We’re all familiar with the concept of the “marketing funnel.” Originally developed in 1898, it describes a “journey from the moment a brand or product attracted consumer attention to the point of action or purchase.” Here’s what they show you in Marketing 101:

And a more modern version might look something like this:

But increasingly, the lines between these different stages are getting blurry. And marketers have less and less control over when, where and in what order they happen.

  1. The power of Google means that by the time a prospect visits your website, there’s a good chance they already know a lot about you and what you offer.

  2. SaaS makes it easy to trial — so someone who signs up for your product might still be relatively early in their buying cycle.

  3. On the other hand, some of your customers will go through the entire funnel in one day.

  4. Then again, some of your most passionate users and promoters won’t pay you a dime — especially if you’re open source, or your SaaS (software as a service) has a free tier.

So, what’s a digital marketer to do?

Intent, not stages

There’s a classic web design and usability book called “Don’t Make Me Think,” written by Steve Krug.

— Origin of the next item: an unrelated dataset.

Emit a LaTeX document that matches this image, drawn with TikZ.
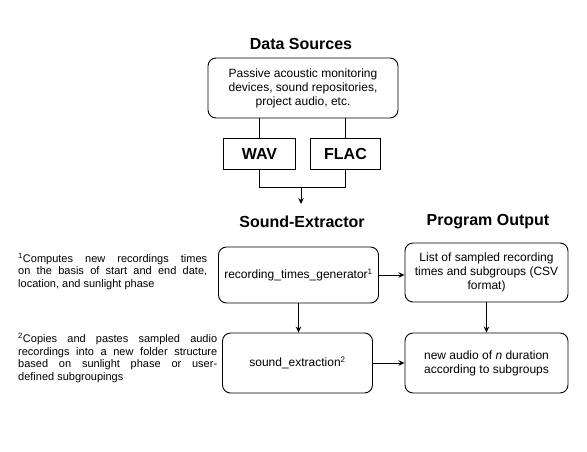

He talks about how a web producer’s job is to make it as simple as possible for a site visitor to find the information they need or accomplish the task they’re interested in. When someone’s on your site, they don’t care about your neat JavaScript or your clever prose. They care about accomplishing whatever task they have at hand, and then returning to their lives.

That’s true of everything we produce. Nobody cares about your product — they care about what it does for them. And your visitors really don’t care about your marketing; they care about how it helps them get closer to achieving their goals.

Fortunately for us, digital marketing makes it a lot easier to give our prospects what they care about. We have far more data on behavior, and the profiles of our users, then we ever did before. We can tell what company a user works at, how they found us, and what they’re interested in — without them filling out a single form:

  1. AdWords tells us what questions they’re asking Google.

  2. Social networks give us huge amounts of data about demographics, behavior, job function and other things your prospects are interested in.

  3. In enterprise software (my specialty), account-based marketing tools can tell us where our prospects work, and lots of information about the software they’re already using.

Computers are getting better and better at inferring information without needing to ask for it, and we should take advantage of all of that capability to offer our users what they need at that exact moment, without thinking about where they are in our vision of the marketing funnel.

So as a marketer, think about what your individual user is trying to accomplish, not where they are in the funnel.

Intent in practice

This all sounds kind of interesting and maybe useful — but how do you actually implement this advice? Let’s look at a few specific examples.

Website

The typical approach to a website is to categorize each page on it in as if it were a linear flow — people who don’t know about you hit your home page first, whereas someone on your product page is presumably “further down the funnel,” so you show them different calls to action.